Thèse de la bavure écartée dans la mort d’un Marocain en 93 dans un commissariat

22 août 2003 - 14h36 - France - Ecrit par :

La chambre de l’instruction de la cour d’appel de Bordeaux a définitivement écarté la responsabilité de deux policiers dans la mort de Pascal Taïs, un Marocain de 30 ans retrouvé mort, le 7 avril 1993, dans le local de dégrisement du commissariat d’Arcachon (Gironde).

Son corps avait été découvert à 7 h 30, une large plaie derrière la tête, des ecchymoses multiples sur le corps, deux côtes cassées, un poumon perforé et la rate fissurée. Dans un arrêt rendu le 19 juin, la cour d’appel a estimé que "rien ne permet de mettre en cause les déclarations des policiers" présents ce matin-là au commissariat.

Après avoir ordonné trois suppléments d’information entre 1997 et 2002 (Le Monde du 17 avril 2000 et du 4 février 2002), la chambre de l’instruction a donc confirmé le non-lieu prononcé en 1996 et "l’hypothèse la plus vraisemblable" soutenue par le juge d’instruction, selon laquelle le décès de Pascal Taïs serait dû "à une chute involontaire ou volontaire"dans sa cellule, et non aux coups que lui auraient portés deux policiers de permanence, comme le soutient la famille du défunt depuis dix ans.

Pascal Taïs, malade du sida et détenteur d’une carte d’invalidité à 100 %, avait été interpellé quelques heures avant sa mort en état d’ébriété. A la lecture de la procédure, la cour a "écarté formellement toutes les hypothèses" faisant remonter la cause du décès aux événements ayant précédé son séjour au commissariat, comme son interpellation "musclée" ou l’accident de voiture "bénin" qu’il avait eu dans la soirée.

"PASSAGE À TABAC"

Selon la cour d’appel, ces événements, "peuvent néanmoins expliquer les ecchymoses multiples relevées lors de l’autopsie et contredisent l’existence d’un "passage à tabac" comme le soutiennent les parties civiles". La cour a aussi estimé que la plaie constatée sur le crâne avec décollement du cuir chevelu "pouvait avoir pour origine un choc contre un mur" ou "une chute sur la banquette". Les magistrats estiment qu’une partie de ces blessures pouvaient provenir du passage de Pascal Taïs à l’hôpital, où il était "tombé à deux reprises de la table d’examen, heurtant un tabouret selon les policiers" qui l’y avaient conduit avant de l’emmener au commissariat.

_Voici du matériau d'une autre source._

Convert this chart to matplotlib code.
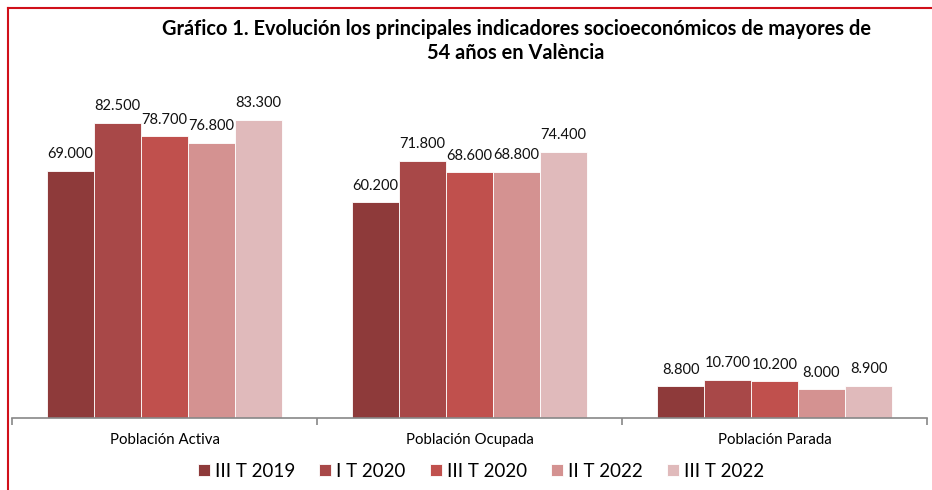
import matplotlib
matplotlib.use("Agg")
import matplotlib.pyplot as plt
import numpy as np
from matplotlib.lines import Line2D

plt.rcParams['font.family'] = ['Lato', 'DejaVu Sans']

categories = ["Población Activa", "Población Ocupada", "Población Parada"]
series_names = ["III T 2019", "I T 2020", "III T 2020", "II T 2022", "III T 2022"]
values = {
    "III T 2019": [69000, 60200, 8800],
    "I T 2020": [82500, 71800, 10700],
    "III T 2020": [78700, 68600, 10200],
    "II T 2022": [76800, 68800, 8000],
    "III T 2022": [83300, 74400, 8900],
}
colors = ["#8E3A3A", "#A84848", "#C0504D", "#D49291", "#E0BABB"]
title = "Gráfico 1. Evolución los principales indicadores socioeconómicos de mayores de\n54 años en València"

def fmt(v):
    return f"{v:,.0f}".replace(",", ".")

fig = plt.figure(figsize=(9.32, 4.9), dpi=100)
ax = fig.add_axes([12/932, 72/490, 915/932, 343/490])

x = np.arange(len(categories))
w = 0.154
for i, name in enumerate(series_names):
    pos = x + (i - 2) * w
    bars = ax.bar(pos, values[name], width=w, color=colors[i], edgecolor="white",
                  linewidth=0.6, label=name)
    for b, v in zip(bars, values[name]):
        ax.annotate(fmt(v), (b.get_x() + b.get_width()/2, b.get_height()),
                    xytext=(0, 7), textcoords="offset points",
                    ha="center", va="bottom", fontsize=10.5, color="#111111")

ax.set_xlim(-0.5, 2.5)
ax.set_ylim(0, 95800)
for s in ["top", "right", "left"]:
    ax.spines[s].set_visible(False)
ax.spines["bottom"].set_color("#888888")
ax.spines["bottom"].set_linewidth(1.2)
ax.set_yticks([])
ax.set_xticks(x)
ax.set_xticklabels(categories, fontsize=10.8)
ax.tick_params(axis="x", which="major", length=0, pad=11)
ax.set_xticks([-0.5, 0.5, 1.5, 2.5], minor=True)
ax.tick_params(axis="x", which="minor", length=5, color="#888888", width=1.2)

fig.text(516/932, 1 - 41/490, title, ha="center", va="center", fontsize=14.4,
         fontweight="bold", linespacing=1.3)

leg = fig.legend(loc="center", bbox_to_anchor=(481/932, 1 - 471/490), ncol=5,
                 frameon=False, fontsize=13.5, handlelength=0.65, handleheight=0.65,
                 handletextpad=0.25, columnspacing=1.3)

fig.add_artist(Line2D([8/932, 8/932], [0, 1 - 8/490], transform=fig.transFigure,
                      color="#D0101A", linewidth=1.5))
fig.add_artist(Line2D([8/932, 1], [1 - 8/490, 1 - 8/490], transform=fig.transFigure,
                      color="#D0101A", linewidth=1.5))

fig.savefig("out.png", dpi=100)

A la lecture de plusieurs expertises médicales, les magistrats attribuent "la cause exclusive du décès" à "un choc violent dorsal "survenu" peu de temps avant la mort". La cour d’appel attribue "la cause la plus probable" de ce choc à "une chute brutale sur un angle vif de la banquette en ciment" de la cellule.

"UN ANGLE VIF"

Les magistrats de la cour d’appel précisent bien qu’un transport effectué en 1997 au commissariat dans le cadre du premier supplément d’information avait établi"que les arêtes de la paillasse en béton sont arrondies" (Le Mondedu 17 avril 2000). "Néanmoins, l’examen des photos des lieux montre que le bas-flanc présente à l’endroit où se rejoignent perpendiculairement sa longueur et sa largeur un angle vif", ajoutent-ils.

L’arrêt de la chambre de l’instruction exonère enfin de toute responsabilité les policiers, "qui avaient enduré sans réagir les cris et les injures de Pascal Taïs pendant plusieurs heures". Ils ne remettent pas en cause leurs déclarations, selon lesquelles "ils étaient au courant de ce que Pascal Taïs était porteur du sida et éprouvaient la crainte d’être contaminés par celui-ci qui était dans un état d’excitation extrême et avait manifesté l’intention de leur communiquer sa maladie". Pour cette raison, "ils ont pris la précaution de ne pas avoir de contact physique avec l’intéressé en ne pénétrant pas dans sa cellule", concluent les magistrats.

L’avocat de la famille, Me Jacques Vincens, a saisi la Cour de cassation afin d’épuiser toutes les voies de recours avant de s’adresser à la Cour européenne des droits de l’Homme. Il dénonce "une décision inacceptable qui tue la justice en lui retirant toute crédibilité". A ses yeux, il n’y a pas "deux lectures possibles du dossier "dans une affaire" qui ne relève pas de la raison d’Etat, mais de l’ambiance détestable d’un commissariat bien connu pour sa réputation exécrable".